Deer Creek Canyon and South Valley Parks are two of Jefferson County’s many open space areas. Both parks are located on the far side of the hogbacks west of Chatfield Reservoir in Lakewood. Deer Creek Canyon Park has about ten miles of trails that explore the densely-wooded foothills above the eastern entrance to the canyon. The trails provide nice views of the surrounding valley between the
hogbacks and foothills. On a clear day, downtown Denver is visible to the northeast. Although smaller than Deer Creek Canyon Park, South Valley Park is much more geologically interesting. The park’s seven miles of trails run along the exposed rock formations that make up the hogbacks. Several prominent sections of the Fountain and Lyons formations jut out of the ground to create unique shapes. The reddish Fountain Formation is the same type of structure made famous by Red Rocks to the north and Roxborough State Park to the south (although both parks are home to far larger formations).
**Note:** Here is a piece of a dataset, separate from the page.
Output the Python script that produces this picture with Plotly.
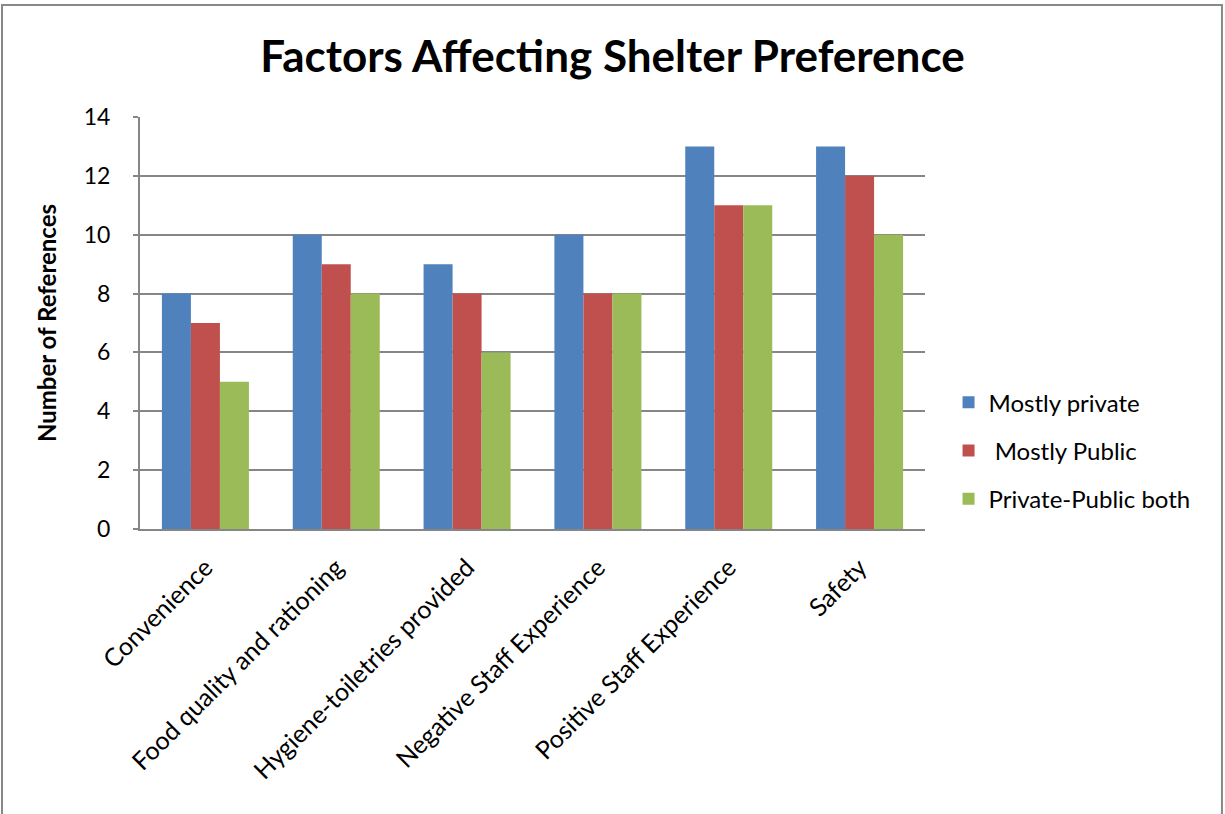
import plotly.graph_objects as go

categories = [
    "Convenience",
    "Food quality and rationing",
    "Hygiene-toiletries provided",
    "Negative Staff Experience",
    "Positive Staff Experience",
    "Safety",
]
mostly_private = [8, 10, 9, 10, 13, 13]
mostly_public = [7, 9, 8, 8, 11, 12]
private_public_both = [5, 8, 6, 8, 11, 10]

series = [
    ("Mostly private", mostly_private, "#4F81BD"),
    (" Mostly Public", mostly_public, "#C0504D"),
    ("Private-Public both", private_public_both, "#9BBB59"),
]

FONT = "Lato, Open Sans, sans-serif"
GRID = "#868686"

fig = go.Figure()
for name, vals, color in series:
    fig.add_trace(go.Bar(x=categories, y=vals, name=name, legendgroup=name,
                         marker=dict(color=color, line=dict(width=0))))

fig.update_layout(
    width=1225,
    height=814,
    margin=dict(l=140, r=300, t=117, b=285),
    paper_bgcolor="white",
    plot_bgcolor="white",
    barmode="group",
    bargap=0.335,
    bargroupgap=0,
    font=dict(family=FONT, color="black", size=24),
    title=dict(
        text="<b>Factors Affecting Shelter Preference</b>",
        x=0.5, xref="container", xanchor="center",
        y=1 - 57 / 814, yref="container", yanchor="middle",
        font=dict(size=44, family=FONT, color="black"),
    ),
    showlegend=True,
    legend=dict(
        x=1.03, xanchor="left", y=0.19, yanchor="middle",
        font=dict(size=24, family=FONT),
        itemwidth=30, tracegroupgap=14,
        traceorder="grouped",
        bgcolor="rgba(0,0,0,0)",
    ),
    shapes=[
        dict(type="rect", xref="paper", yref="paper",
             x0=-0.1758, x1=1.3783, y0=-0.8, y1=1.2718,
             line=dict(color="#888888", width=2), fillcolor="rgba(0,0,0,0)", layer="below"),
    ],
)

fig.update_xaxes(
    showgrid=False,
    showline=True, linecolor=GRID, linewidth=2,
    tickangle=-45,
    tickfont=dict(size=25, family=FONT),
    ticks="",
    ticklabelstandoff=12,
)
fig.update_yaxes(
    range=[0, 14], dtick=2,
    showgrid=True, gridcolor=GRID, gridwidth=1.5,
    showline=True, linecolor=GRID, linewidth=2,
    ticks="outside", ticklen=5, tickcolor=GRID, tickwidth=1.5,
    tickfont=dict(size=23, family=FONT),
    ticklabelstandoff=18,
    zeroline=False,
    title=dict(text="<b>Number of References</b>", font=dict(size=24, family=FONT), standoff=20),
)

fig.write_html("out.html")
My day began at Deer Creek Canyon Park where I decided to do the Meadowlark/Plymouth Creek trail loop. This route is attractive to hikers since mountain bikers are not allowed on the Meadowlark Trail. The trail begins in a meadow just west of the parking area and climbs at a moderate rate into the hills above Deer Creek Canyon. As it climbs, the trail provides increasingly spectacular views of the various geological layers of the hogbacks a few miles to the east. The skyscrapers of Denver also come into view along the initial stretch of this trail. South Valley Park can
be seen to the northeast, just below the highest (Dakota Formation) hogbacks and Lockheed Martin’s Deer Creek Canyon facility can be seen to the north. After a short series of switchbacks, the Meadowlark Trail hits its high point and begins to descend into a shaded gully to the south. The Plymouth Creek Trail runs along the base of this gully and connects the Meadowlark Trail with the park’s western and southern trails. While most of the Meadowlark Trail was either dry or muddy, the Plymouth Creek Trail was still covered in slushy snow. As a result, I decided to head back east to the parking area, carefully descending the slippery path. After exiting the gully, the trail passes by several unique pink and white rock formation that run in a vein along the side of the hill.
I then drove a few minutes south to the main parking area and trailhead for South Valley Park. The red Fountain Formation rocks and the yellow/white Lyons Formation rocks run along the park’s eastern border. For the best views of the unique formations, take the Coyote Song Trail to the northwest. This trail navigates an easy route along South Valley’s hogback wall.
After 0.8 mile, I took a slight detour onto the short but steep Lyons Back Trail, which climbs into the yellow rocks of the Lyons Formation. At the top of this short 0.1 mile climb, hikers will be greeted with great views of the valley floor to the west and the much higher Dakota hogbacks to the east. The Lyons Back Trail eventually turns into the Pass Trail and heads downhill to some of the Ken-Caryl Ranch Foundation’s open space territory. Back on the Coyote Song Trail, the route continues to the northwest for another 0.5 mile, gradually turning into an easy/moderate route. At an intersection with a spur down to the northern parking lot, the trail heads up to the park boundary for another 0.2 mile before turning into a bike path that leaves South Valley. From this vantage point, there is a great view of the valley to the south that shows the overall patterns to the hogback geography. It is easy to see where one formation ends and another begins as the colors gradually change.
For a longer hike in Deer Creek Canyon Park, consider heading west along the Plymouth Creek Trail to access either the
2.2 mile Plymouth Mountain Trail or the 2.5 mile Red Mesa Loop. There are a few other hikers-only trails available, such as the 1 mile Homestead Trail that links the western part of the Plymouth Creek Trail with the Plymouth Mountain Trail. In South Valley Park, the Coyote Song Trail really is the best option for up-close viewing of the rock formations. The 1.2 mile Valley View Trail heads south from the northern parking lot through the park’s open meadows. Hikers with more time should consider using the Rattlesnake Gulch (Deer Creek Canyon) and the Grazing Elk Trails (South Valley) which combine to link the two parks. This route will add about 3 miles roundtrip to your hike.
From the Denver area, travel south on C-470 to the Kipling exit. Turn west (right) on W. Ute Avenue, then west (right) on Deer Creek Canyon Road. The parking area for South Valley Park will come up first on the right. Turn left on Grizzly Drive, then right into Deer Creek Canyon Park.